The timing of the June solstice is based on when the sun reaches its northernmost point from the celestial equator, generally between June 20-22. And this year, the solstice also happens to fall on Father’s Day! Here’s what skywatchers can expect to see as dads around the world celebrate on Sunday, as well as during the week following the summer solstice.
Beginning Sunday morning (June 20), Mercury appeared above the horizon about 30 minutes before sunrise and may be visible at dawn. Solstice will occur at 11:32 p.m. EDT (0332 June 21 GMT) Sunday night. However, during the day, viewers in the Northern Hemisphere may experience more than 14 hours of sunlight. You can use The Farmer’s Almanac Sunrise and Sunset Calculator to determine how many hours of sunlight you’ll get in your location during the solstice.
Later in the week, viewers will be treated to other skywatching events, starting Monday night (June 21), when Venus and the bright star Pollux will appear closest to each other (a little over 5 degrees apart).

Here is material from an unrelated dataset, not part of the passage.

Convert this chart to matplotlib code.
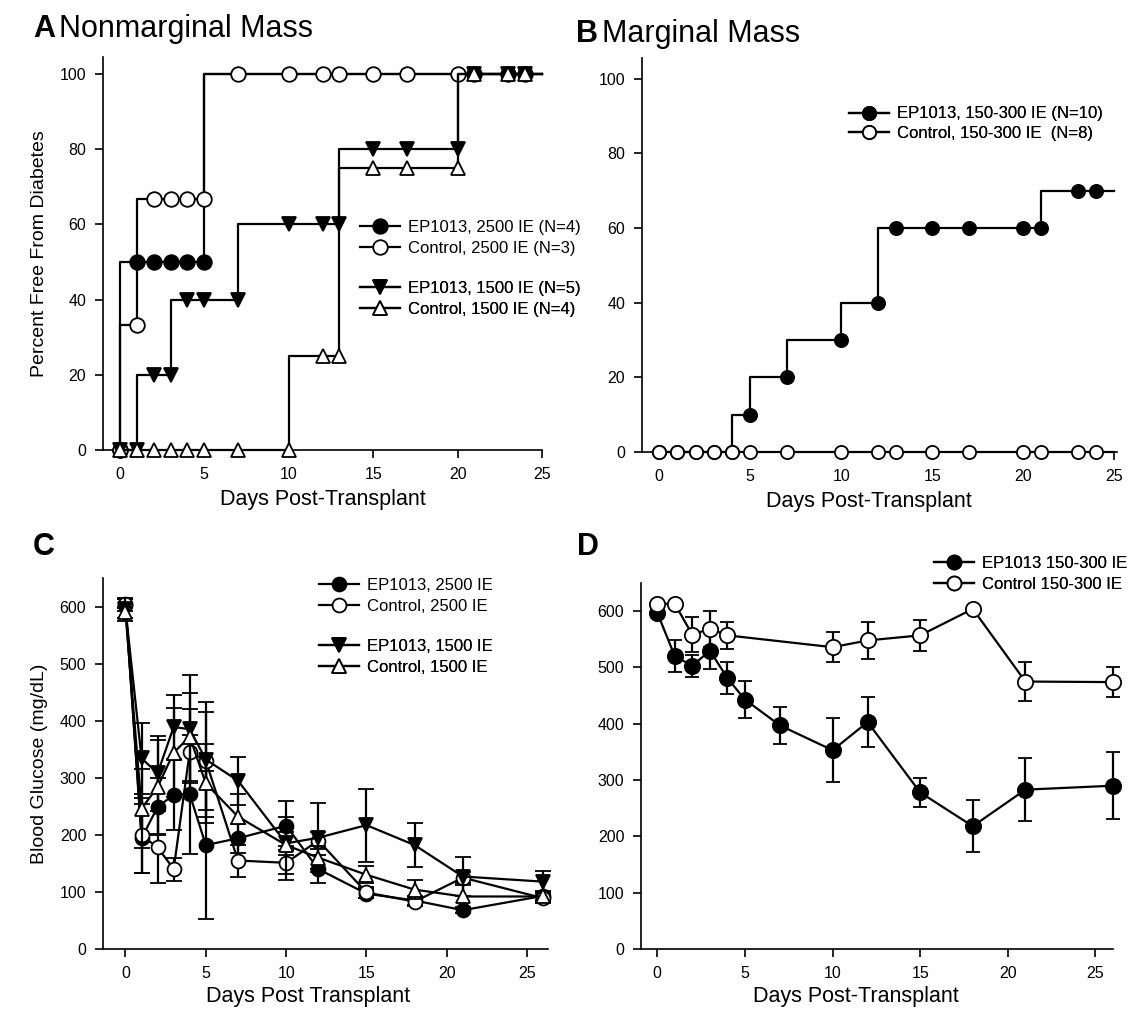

On Tuesday (June 22), the bright star Antares will appear about 5 degrees below the waxing gibbous moon — only shortly before the moon reaches perigee, or its closest approach to Earth in its orbit, on Wednesday (June 23). Then, on Thursday (June 24), the next full moon, also called the Strawberry Moon, will occur at 2:40 p.m. EDT (1840 GMT) and appear full to stargazers through early Saturday morning, according to NASA.
While the June solstice marks the official start of summer and the longest day of the year, it also represents a turning point of the year: As the sun begins its annual southward migration, the days will start getting shorter once again.